A while back, I wrote this piece on emotional hoarding for USA Today College. It got a great response (thank you for that), which means that I’m not the only one who has a tendency to hold on to things/people/ideas for sentimental value, even when I’ve outgrown them. It’s hard to admit to yourself that you’re staying in touch with a friend simply because you have shared history, even though you literally have nothing to talk about when you sit down face-to-face. I’m a bit of a physical hoarder too. I can’t throw out my ratty lanyard I got freshman year that still holds my keys because it has sentimental value. It definitely has tons of germs too, but also memories. I just about had a nervous breakdown when I sold my first car. Again, memories. But I’m realizing that sometimes you have to clean out both your physical and emotional closets in order to let new and equally good stuff in.

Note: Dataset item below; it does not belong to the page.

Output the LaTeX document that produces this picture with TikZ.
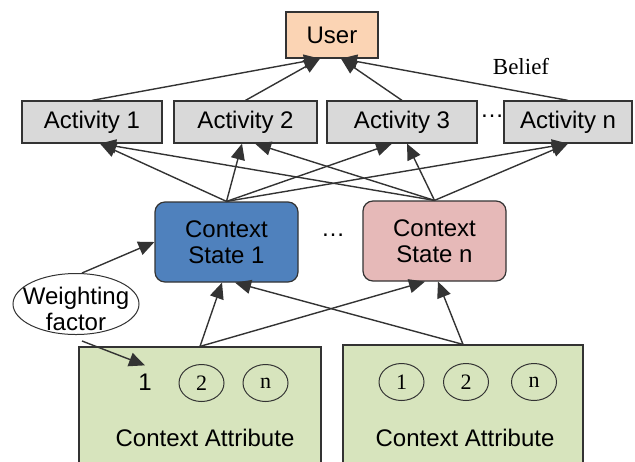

When you’re working, it’s hard to keep up a few friendships, let alone the sheer volume that you had in high school or college. It becomes more about remaining tight with a few close friends, instead of having a shallow “where you working again?” relationship with someone every six months or so. There’s nothing wrong with these kinds of relationships either, but they can become tiring and uninspiring after a while. You repeat the same information over and over to each other, and pretend you’ll get together soon. You don’t. While there’s no harm in this if you enjoy it, I’d rather take those ten minutes and have a real catch-up with someone I’m looking to reconnect or stay connected with.

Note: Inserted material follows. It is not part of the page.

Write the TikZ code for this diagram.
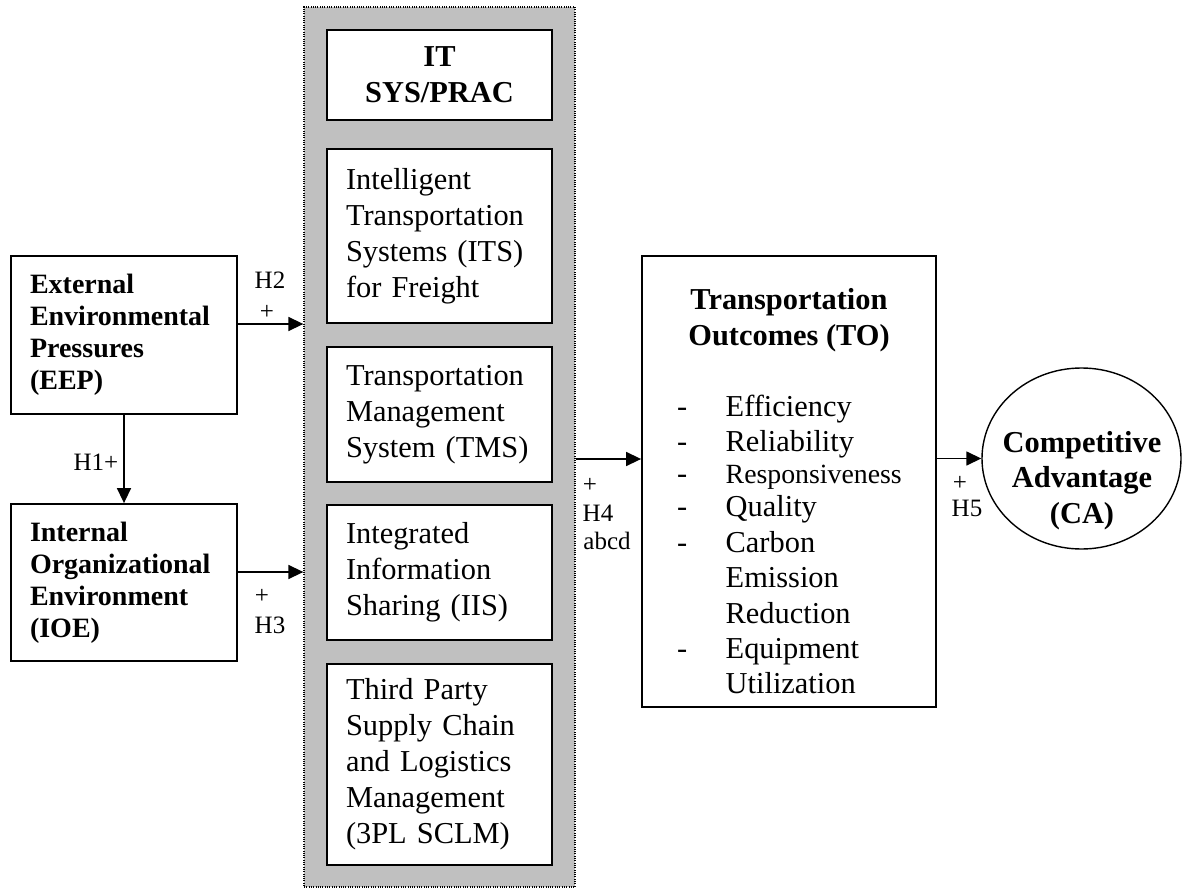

Along with this new development in my life, I’ve been trying to set my standards higher for the kind of people I allow into my life. I had a “friendship” with a guy who I thought was a close pal. As soon as he moved away, it became clear he just wanted to be buds because he didn’t know anyone in the area and needed someone to hang out with. I even confronted him about this and asked if this was true. He didn’t say no. Instead of stressing about it and wondering about how we could get our “friendship” back on track, I simply deleted his number and moved on. It’s just more time that I can spend building real friendships.
Another example: I became really close with a girl I interned with, but we fell out of touch over time as she got engaged and we both began working full-time. The last few times we did hang out, she was texting on her phone the whole time, while I was trying to swap stories and catch up. This made me sad for a while, until the other day when she appeared out of nowhere, asking me to recommend her for a job at my dad’s company. I felt completely used and was stewing over it, until I realized I could just move on. Clearly this wasn’t a real friendship, so it’s time to focus on building up new connections that are authentic.

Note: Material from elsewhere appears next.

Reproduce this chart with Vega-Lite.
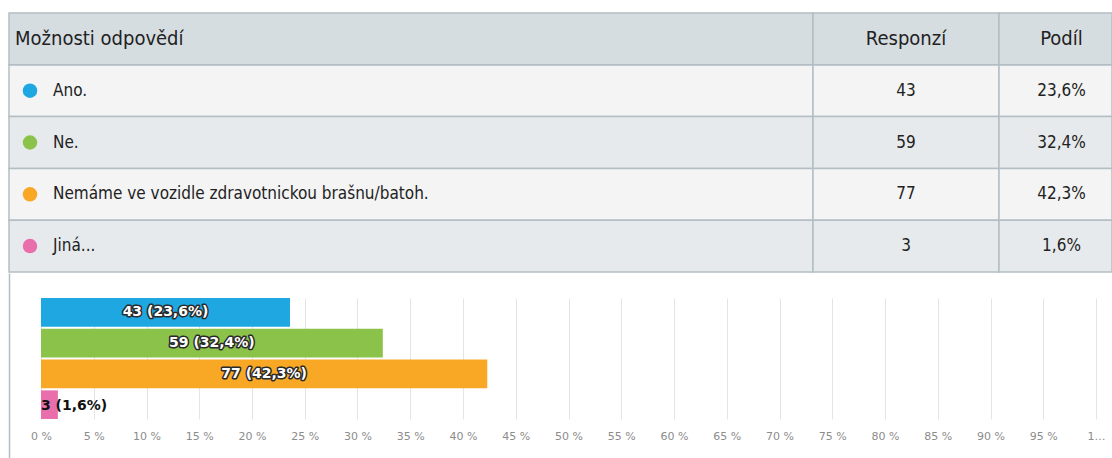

Cutting people like that off may sound kind of heartless, but it’s essential in order to protect your well being and focus on healthy, real relationships. Instead of trying to throw your effort and free time into “friendships” that may or may not be genuine, it’s better to trim down your contact list and invest your time where you’re truly appreciated and valued. You may not have as many “friends” as you once did, but you’ll have more real friends. The kind of friends who will help you in a crisis, provide encouragement when you need it, and know how to make you laugh. To me, that’s what counts.
If you ever find yourself feeling drained, unsatisfied or anxious in any way, I’d recommend cleaning out both your physical and emotional closets. You’ll feel lighter, and be able to enjoy people and things that truly add value and happiness into your life.